It’s official: David Suzuki has jumped the shark. At a protest by the extremist anti-fossil fuels group Extinction Rebellion and a subsequent interview with CHEK News, Suzuki said “We’re in deep, deep doo-doo … This is what we’re come to. The next stage after this, there are going to be pipelines blown up if our leaders don’t pay attention to what’s going on.”
While Suzuki later told the National Post that he does not support blowing up pipelines, he cannot be naïve enough to believe his “warning” could not have consequences. It’s like U.S. President Donald Trump admonishing an angry crowd, “if you don’t fight like hell you’re not going to have a country anymore,” in the hours before the mob stormed the Capitol. Wink wink, not inciting anyone, just expressing an opinion, nothing to see here.
Except it’s not just expressing an opinion. As Alberta Environment Minister Jason Nixon rightly pointed out , “David Suzuki is so out of touch with the real world that he advocates for eco-terrorism … towards Canadian people and industries — this is completely unacceptable and extremely reckless.” Premier Jason Kenney, no doubt grateful for any distraction from his present troubles, tweeted “This incitement to violence by David Suzuki is dangerous, and should be condemned universally.
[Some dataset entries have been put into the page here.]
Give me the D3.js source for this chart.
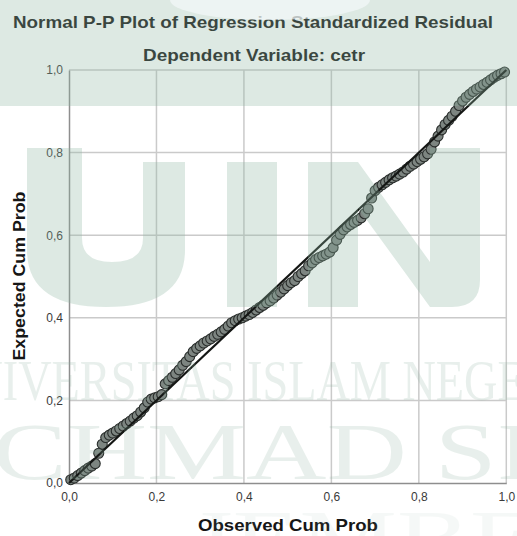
<!DOCTYPE html>
<html>
<head>
<meta charset="utf-8">
<script src="https://cdn.jsdelivr.net/npm/d3@7"></script>
<style>
  body { margin: 0; background: #fff; }
  svg { display: block; font-family: "Liberation Sans", Arial, sans-serif; }
</style>
</head>
<body>
<div id="chart"></div>
<script>
// values
const observedCumProb = [
  0.004, 0.012, 0.020, 0.028, 0.036, 0.044, 0.052, 0.060, 0.068, 0.076,
  0.084, 0.092, 0.100, 0.108, 0.116, 0.124, 0.132, 0.140, 0.148, 0.156,
  0.164, 0.172, 0.180, 0.188, 0.196, 0.204, 0.212, 0.220, 0.228, 0.236,
  0.244, 0.252, 0.260, 0.268, 0.276, 0.284, 0.292, 0.300, 0.308, 0.316,
  0.324, 0.332, 0.340, 0.348, 0.356, 0.364, 0.372, 0.380, 0.388, 0.396,
  0.404, 0.412, 0.420, 0.428, 0.436, 0.444, 0.452, 0.460, 0.468, 0.476,
  0.484, 0.492, 0.500, 0.508, 0.516, 0.524, 0.532, 0.540, 0.548, 0.556,
  0.564, 0.572, 0.580, 0.588, 0.596, 0.604, 0.612, 0.620, 0.628, 0.636,
  0.644, 0.652, 0.660, 0.668, 0.676, 0.684, 0.692, 0.700, 0.708, 0.716,
  0.724, 0.732, 0.740, 0.748, 0.756, 0.764, 0.772, 0.780, 0.788, 0.796,
  0.804, 0.812, 0.820, 0.828, 0.836, 0.844, 0.852, 0.860, 0.868, 0.876,
  0.884, 0.892, 0.900, 0.908, 0.916, 0.924, 0.932, 0.940, 0.948, 0.956,
  0.964, 0.972, 0.980, 0.988, 0.996
];
const expectedCumProb = [
  0.008, 0.012, 0.018, 0.024, 0.030, 0.036, 0.041, 0.047, 0.072, 0.094,
  0.110, 0.116, 0.121, 0.126, 0.132, 0.138, 0.144, 0.150, 0.157, 0.163,
  0.172, 0.182, 0.196, 0.203, 0.206, 0.209, 0.214, 0.240, 0.248, 0.256,
  0.265, 0.274, 0.285, 0.294, 0.306, 0.318, 0.326, 0.332, 0.339, 0.344,
  0.349, 0.355, 0.360, 0.366, 0.372, 0.380, 0.388, 0.393, 0.397, 0.400,
  0.404, 0.408, 0.413, 0.419, 0.425, 0.430, 0.436, 0.441, 0.448, 0.455,
  0.462, 0.470, 0.478, 0.485, 0.490, 0.500, 0.507, 0.514, 0.526, 0.533,
  0.541, 0.546, 0.550, 0.554, 0.559, 0.570, 0.588, 0.602, 0.613, 0.620,
  0.626, 0.631, 0.636, 0.642, 0.652, 0.664, 0.690, 0.708, 0.716, 0.722,
  0.728, 0.734, 0.739, 0.743, 0.748, 0.753, 0.760, 0.767, 0.772, 0.778,
  0.784, 0.790, 0.797, 0.808, 0.826, 0.840, 0.855, 0.868, 0.878, 0.888,
  0.900, 0.914, 0.925, 0.934, 0.941, 0.948, 0.954, 0.959, 0.965, 0.970,
  0.976, 0.982, 0.987, 0.991, 0.995
];
const axisTicks = [0, 0.2, 0.4, 0.6, 0.8, 1.0];
const referenceLine = [[0, 0], [1, 1]];

const chartTitle = "Normal P-P Plot of Regression Standardized Residual";
const chartSubtitle = "Dependent Variable: cetr";
const xLabel = "Observed Cum Prob";
const yLabel = "Expected Cum Prob";

const width = 517, height = 536;
const margin = { top: 70, right: 10, bottom: 53, left: 69 };

// SPSS style decimal comma
const commaFormat = d3.formatLocale({ decimal: ",", thousands: ".", grouping: [3], currency: ["", ""] }).format(".1f");

const points = observedCumProb.map((o, i) => ({ o: o, e: expectedCumProb[i] }));

const svg = d3.select("#chart").append("svg")
    .attr("width", width)
    .attr("height", height)
    .attr("viewBox", [0, 0, width, height]);

const x = d3.scaleLinear()
    .domain([0, 1])
    .range([margin.left, width - margin.right - 0.7]);

const y = d3.scaleLinear()
    .domain([0, 1])
    .range([height - margin.bottom, margin.top]);

// grid
svg.append("g")
    .attr("stroke", "#cacaca")
    .attr("stroke-width", 1.5)
    .call(g => g.selectAll("line.v").data(axisTicks.slice(1)).join("line")
        .attr("class", "v")
        .attr("x1", d => x(d)).attr("x2", d => x(d))
        .attr("y1", y(0)).attr("y2", y(1)))
    .call(g => g.selectAll("line.h").data(axisTicks.slice(1)).join("line")
        .attr("class", "h")
        .attr("y1", d => y(d)).attr("y2", d => y(d))
        .attr("x1", x(0)).attr("x2", x(1)));

// axes
svg.append("g")
    .attr("transform", `translate(0,${y(0)})`)
    .call(d3.axisBottom(x).tickValues(axisTicks).tickFormat(commaFormat).tickSize(0).tickPadding(9))
    .call(g => g.select(".domain").attr("stroke", "#8e8e8e").attr("stroke-width", 1.5))
    .call(g => g.selectAll("text").attr("fill", "#3a3a3a").style("font-size", "12px")
        .style("font-family", "'Liberation Sans', Arial, sans-serif"));

svg.append("g")
    .attr("transform", `translate(${x(0)},0)`)
    .call(d3.axisLeft(y).tickValues(axisTicks).tickFormat(commaFormat).tickSize(0).tickPadding(6))
    .call(g => g.select(".domain").attr("stroke", "#8e8e8e").attr("stroke-width", 1.5))
    .call(g => g.selectAll("text").attr("fill", "#3a3a3a").style("font-size", "12px")
        .style("font-family", "'Liberation Sans', Arial, sans-serif"));

// points
svg.append("g")
    .attr("fill", "#7d8581")
    .attr("stroke", "#2a2e2c")
    .attr("stroke-width", 1.1)
    .selectAll("circle")
    .data(points)
    .join("circle")
        .attr("cx", d => x(d.o))
        .attr("cy", d => y(d.e))
        .attr("r", 5);

// expected line
svg.append("path")
    .datum(referenceLine)
    .attr("fill", "none")
    .attr("stroke", "#141614")
    .attr("stroke-width", 2.2)
    .attr("d", d3.line().x(d => x(d[0])).y(d => y(d[1])));

// titles
svg.append("text")
    .attr("x", 253).attr("y", 28)
    .attr("text-anchor", "middle")
    .attr("textLength", 480).attr("lengthAdjust", "spacingAndGlyphs")
    .style("font-size", "17px").style("font-weight", "bold")
    .attr("fill", "#161616")
    .text(chartTitle);

svg.append("text")
    .attr("x", 254).attr("y", 61)
    .attr("text-anchor", "middle")
    .attr("textLength", 222).attr("lengthAdjust", "spacingAndGlyphs")
    .style("font-size", "17px").style("font-weight", "bold")
    .attr("fill", "#161616")
    .text(chartSubtitle);

svg.append("text")
    .attr("x", 288).attr("y", 531)
    .attr("text-anchor", "middle")
    .attr("textLength", 180).attr("lengthAdjust", "spacingAndGlyphs")
    .style("font-size", "16.5px").style("font-weight", "bold")
    .attr("fill", "#161616")
    .text(xLabel);

svg.append("text")
    .attr("transform", "translate(24.5,276) rotate(-90)")
    .attr("text-anchor", "middle")
    .attr("textLength", 169).attr("lengthAdjust", "spacingAndGlyphs")
    .style("font-size", "16.5px").style("font-weight", "bold")
    .attr("fill", "#161616")
    .text(yLabel);

// faint university watermark laid over the picture
const wm = svg.append("g").attr("pointer-events", "none");
const wmGreen = "#8fb5a2";
wm.append("rect").attr("x", 0).attr("y", 0).attr("width", width).attr("height", 106)
    .attr("fill", wmGreen).attr("opacity", 0.3);
wm.append("ellipse").attr("cx", 270).attr("cy", 0).attr("rx", 100).attr("ry", 20)
    .attr("fill", "#f4f8fa").attr("opacity", 0.7);
wm.append("path")
    .attr("d", "M27,148 L82,148 L82,238 Q82,262 112,262 Q143,262 143,238 L143,162 L185,162 L185,250 Q185,307 106,307 Q27,307 27,250 Z")
    .attr("fill", wmGreen).attr("opacity", 0.3);
wm.append("rect").attr("x", 227).attr("y", 162).attr("width", 50).attr("height", 145)
    .attr("fill", wmGreen).attr("opacity", 0.3);
wm.append("path")
    .attr("d", "M308,162 L358,162 L430,262 L430,148 L480,148 L480,280 Q480,307 452,307 L430,307 L358,208 L358,307 L308,307 Z")
    .attr("fill", wmGreen).attr("opacity", 0.3);
wm.append("text").attr("x", -64).attr("y", 400)
    .attr("textLength", 636).attr("lengthAdjust", "spacingAndGlyphs")
    .style("font-family", "'Liberation Serif', serif").style("font-size", "57px")
    .attr("fill", wmGreen).attr("opacity", 0.2)
    .text("UNIVERSITAS ISLAM NEGERI");
wm.append("text").attr("x", -88).attr("y", 479)
    .attr("textLength", 900).attr("lengthAdjust", "spacingAndGlyphs")
    .style("font-family", "'Liberation Serif', serif").style("font-size", "80px")
    .attr("fill", wmGreen).attr("opacity", 0.2)
    .text("ACHMAD SIDDIQ");
wm.append("text").attr("x", 190).attr("y", 566)
    .attr("textLength", 420).attr("lengthAdjust", "spacingAndGlyphs")
    .style("font-family", "'Liberation Serif', serif").style("font-size", "80px")
    .attr("fill", wmGreen).attr("opacity", 0.08)
    .text("JEMBER");
</script>
</body>
</html>
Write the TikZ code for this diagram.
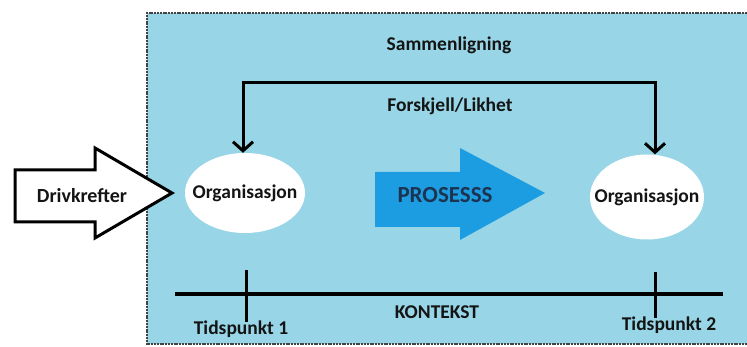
\documentclass[tikz,border=0pt]{standalone}
\usepackage{fontspec}
\setmainfont{Carlito}
\usetikzlibrary{arrows.meta,shapes.geometric}
\definecolor{panelblue}{RGB}{152,214,231}
\definecolor{procblue}{RGB}{28,157,226}
\definecolor{navy}{RGB}{28,52,82}
\definecolor{ink}{RGB}{20,20,20}
\tikzset{
  lbl/.style={font=\bfseries\fontsize{19.5}{22}\selectfont, text=ink, inner sep=0pt},
  orgshape/.style={ellipse, fill=white, draw=none, inner sep=0pt},
  framebit/.style={draw=ink!80, line width=2.5pt, dash pattern=on 2pt off 0.8pt},
  bracket/.style={draw=black, line width=3pt},
  barb/.style={-{Straight Barb[length=9pt,width=20pt,line width=3pt]}},
  tick/.style={draw=black, line width=3pt},
}
\begin{document}
\begin{tikzpicture}[x=1pt,y=-1pt]
\useasboundingbox (0,0) rectangle (747,347);
\fill[white] (0,0) rectangle (747,347);
% blue panel with rough dark border on three sides
\fill[panelblue] (147,13) rectangle (747,344);
\draw[framebit] (747,13) -- (147,13) -- (147,344) -- (747,344);

% headings
\node[lbl] (samm) at (449,45) {Sammenligning};
\node[lbl] (forsk) at (450,106) {Forskjell/Likhet};

% the two organisation states
\node[orgshape, minimum width=120pt, minimum height=80pt] (org1) at (245,193) {};
\node[lbl] (org1t) at (org1.center) {Organisasjon};
\node[orgshape, minimum width=114pt, minimum height=85pt] (org2) at (647,197) {};
\node[lbl] (org2t) at (org2.center) {Organisasjon};

% comparison bracket
\coordinate (b1) at (243,83);
\coordinate (b2) at (655,83);
\draw[bracket, barb] (b1) -- (b1 |- org1.north);
\draw[bracket, barb] (b2) -- (b2 |- org2.north);
\draw[bracket, line cap=rect] (b1) -- (b2);

% driving forces arrow (outlined)
\draw[line width=3pt, fill=white, line join=miter]
  (15,170) -- (95,170) -- (95,148) -- (172,193) -- (95,238) -- (95,222) -- (15,222) -- cycle;
\node[lbl, font=\bfseries\fontsize{20}{23}\selectfont] (drv) at (82,196) {Drivkrefter};

% process arrow
\fill[procblue] (375,172) -- (460,172) -- (460,148) -- (545,193) -- (460,240) -- (460,227) -- (375,227) -- cycle;
\node[lbl, font=\bfseries\fontsize{23}{26}\selectfont, text=navy] (proc) at (445,195) {PROSESSS};

% time line with the two time points
\coordinate (t0) at (175,294);
\coordinate (t3) at (723,294);
\draw[draw=black, line width=4pt] (t0) -- (t3);
\coordinate (k1a) at (246,270);
\coordinate (k1b) at (246,322);
\coordinate (k2a) at (655,272);
\coordinate (k2b) at (655,318);
\draw[tick] (k1a) -- (k1b);
\draw[tick] (k2a) -- (k2b);
\node[lbl] (tp1) at (241,329) {Tidspunkt 1};
\node[lbl] (tp2) at (669,325) {Tidspunkt 2};
\node[lbl] (kont) at (437,312) {KONTEKST};
\end{tikzpicture}
\end{document}
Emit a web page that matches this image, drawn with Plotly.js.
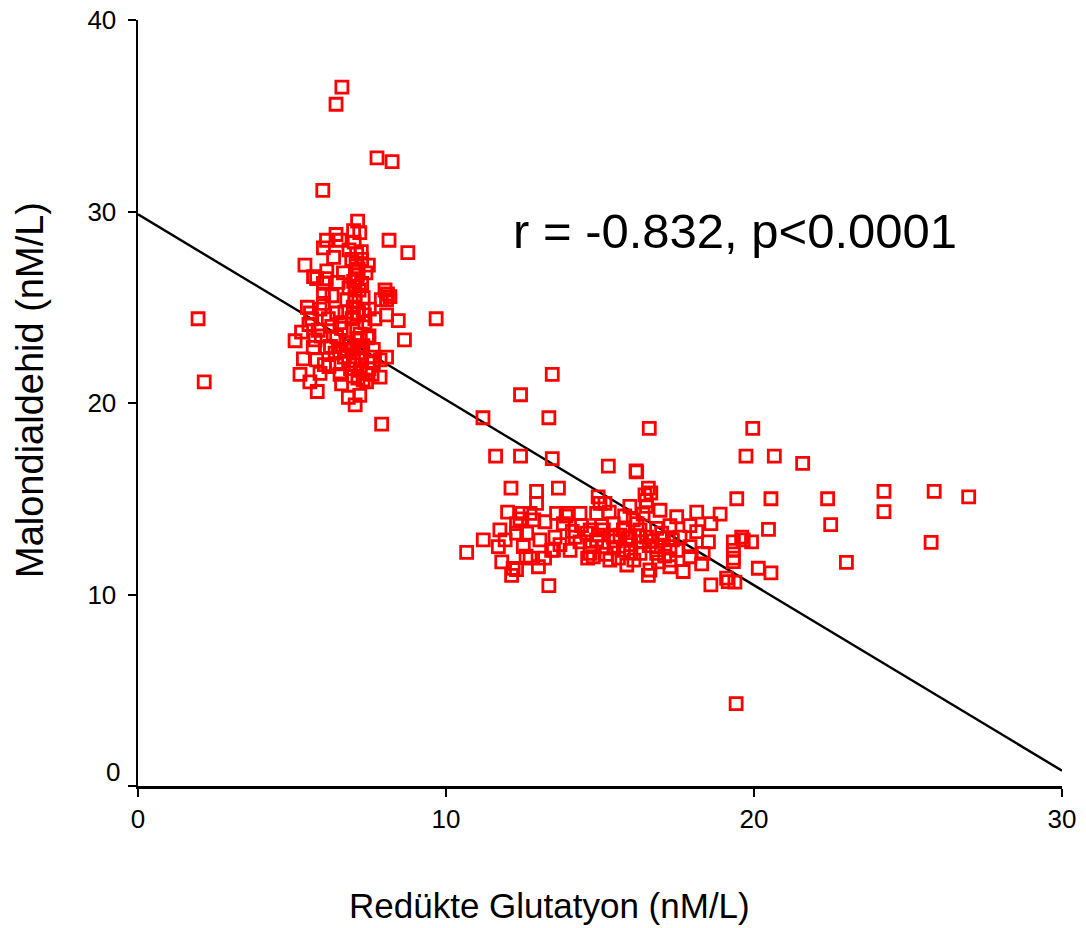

In Canada we resolve our differences peacefully and democratically, not with threats of terrorism or acts of violence.”
Even the David Suzuki Foundation has disavowed the remarks, p utting out a Twitter thread in which they stated that Suzuki speaks on his own behalf (despite the fact he was wearing a Foundation jacket at the time). The Foundation added that Suzuki’s comments were a “reflection on the increased frustration” of British Columbians in response to the heat domes, wildfires, and atmospheric rivers that have afflicted their province, “while the B.C. government continues to expand fossil fuel infrastructure, including LNG plants and pipelines.”